Mike Tomlin has a gift. He has the ability to say a lot of words that don’t really mean anything, yet still give people the impression that he said something meaningful. It’s a gift that all the great media savvy people in sports have (Sidney Crosby and Derek Jeter are great examples … they say a bunch of words that have no real meaning and watch as people just eat it up), and it was on display with Tomlin Tuesday afternoon.
While appearing on Sirius NFL Radio with Adam Schein and Rich Gannon, Tomlin was asked if Ben Roethlisberger would be guaranteed to reclaim his starting job after his four-game suspension.

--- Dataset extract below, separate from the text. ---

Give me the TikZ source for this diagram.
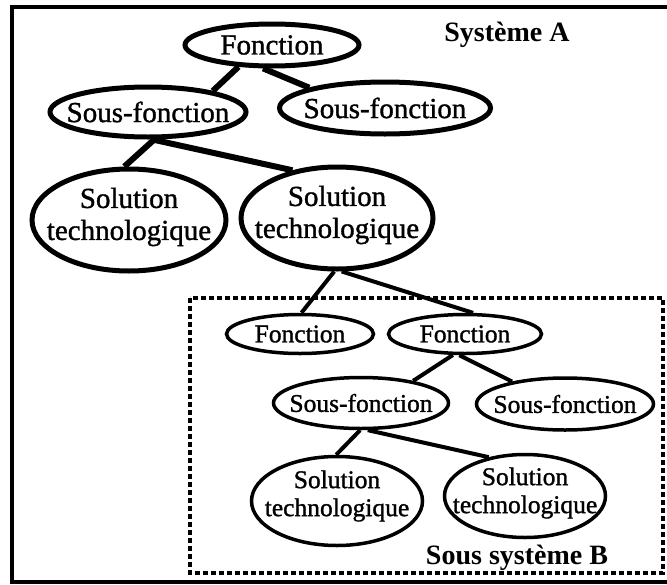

Here’s what he said: “I’m going to dodge that one and not artfully. I’m not going to back myself in a corner.”
I don’t know about you, but that doesn’t really tell me anything. He never answered the question one way or another. And here’s the response from around the Web…
– Mike Tomlin won’t commit to Ben Roethlisberger getting his job back [PFT]
– Mike Tomlin declines to say if Ben Roethlisberger will be Steelers starting quarterback after suspension [USA Today]
– Mike Tomlin won’t guarantee Ben Roethlisberger’s starting job [ESPN]
Ed Bouchette over at the Post-Gazette sounded off on Wednesday, and made the point that everyone around here already knows: No matter what happens in these first four games, Ben Roethlisberger will be the starter against the Cleveland Browns.
Anyone who saw how Tomlin played Roethlisberger in the preseason and how he used him in practices this summer would know that he went out of his way not only to get Roethlisberger ready to play for his return, but to send a statement loud and clear that Roethlisberger had his full support as the Steelers franchise quarterback.
Tomlin refused to give a radio interviewer the answer he was looking for, that Tomlin would definitely start Roethlisberger when he returned. Then, at his press conference Tuesday, Tomlin was asked if Dixon would keep the job if he plays well. I understood the question to mean would he keep it during Roethlisberger’s four-game suspension, and I believe everyone else at the press conference understood it to mean that as well. But some others not at the press conference apparently took it to mean would he keep it even when Roethlisberger returned.
And that’s the way it’s going to be. It’s been a while since the Steelers quarterback had to be a topic of debate, and the whole thing this preseason just reeks of manufactured controversy, from the bizarre infatuation with Charlie Batch, to the idea that Roethlisberger wouldn’t be guaranteed to be the starter in game No. 5.